In cryptography, generally we have two ways of handling sensitive information.
We can use one-way encryption such as hashing. This is useful when we never need to retrieve it again. In this case, we can know if we found the right password, but never the original password other than by brute force. Hashing doesn't have a decryption routine, and doeesn't use a key except in some cases like HMAC.
We also have two-way cryptography, where a secret key can be used to encrypt or decrypt the information. In this case, anyone with the key, and the encrypted information, can get back the original text.
There's also public key cryptography, where you have two keys. In this case, one is used to encrypt/sign messages, and the other can only validate but not encrypt. So this is an example with two keys but not what I'm looking for.
What I was wondering about, is whether there's another kind of cryptographic algorithm with two keys. One of them behaves kind of like a hashing function with one-way encryption, while the other key is a two-way encryption function.
For example, if we have our secret, we can encrypt it with either key, but when it comes to decrypting, only the second key will work. The first key doesn't work to decrypt. It's only "one-way" like hashing.
This type of setup would be useful for situations of the general type:
- Information is stored in a less secure location, such as online or where multiple people access it.
- Information must remain secret even if data is breached. Both data and decryption key are needed.
- Information doesn't need to be accessed often, and is typically accessed outside of an automated system.
A very common example would be the standard website which handles personal information of users. The average shared hosting environment is riddled with potential security holes, and the vast number of high profile data breaches further emphasize the challenges of keeping customer information secure even at the enterprise level.
On the other hand, much of this information such as home addresses, phone number, or payment details don't need to be accessed often, or by many people. Standard two-way encryption has the problem that new entries have to be encrypted, which means you either have to:
- Store the private key somewhere online, subject to being breached in the same way as the data, or
- Manually handle the encryption, in which case the data resides unencrypted and there's a bottleneck to try to reach the key-holders. That's bound to manifest in practice as data not being encrypted during key times, greater likelihood of breach, and chewing up a massive volume of resources.
If we can solve the encryption problem with a separate one-way key, it means that information in the database is immediately secure upon entry, similar to a hashed password. Even if the database is breached, it's useless to the hacker without the decryption key.

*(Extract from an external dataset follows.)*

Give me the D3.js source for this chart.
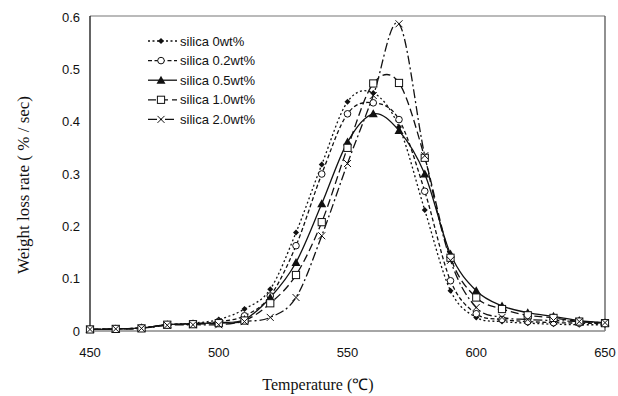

There are a vast number of solutions for the safe storage of decryption keys offline, in HSM (hardware security models), on paper, or even in memory. A MPC (multi-party computation) could even be used to spread out the attack vector so multiple independent entities all have to be breached simultaneously to generate the key and access the data. Because it's a static and unchanging piece of data, it can be backed up and stored more easily, and a relatively small piece of data gives many more options.
On the other hand, secure storage of a dynamic database is an ongoing challenge of keeping those backups synchronized while simultaneously protected. Updating the data on a periodic basis is an attack vector that requires access be given to a trusted individual or system. Trusting the wrong individual or a single mistake in the system can mean the permanent and irreversible breach of the data.
Given how many applications I can see for such a setup, and was curious whether anything existed. If it doesn't exist, I'm curious (without getting too technical) if there's a certain reason why it's not possible, or if it simply hasn't been invented yet.
Hope what I'm asking makes sense. Thanks so much!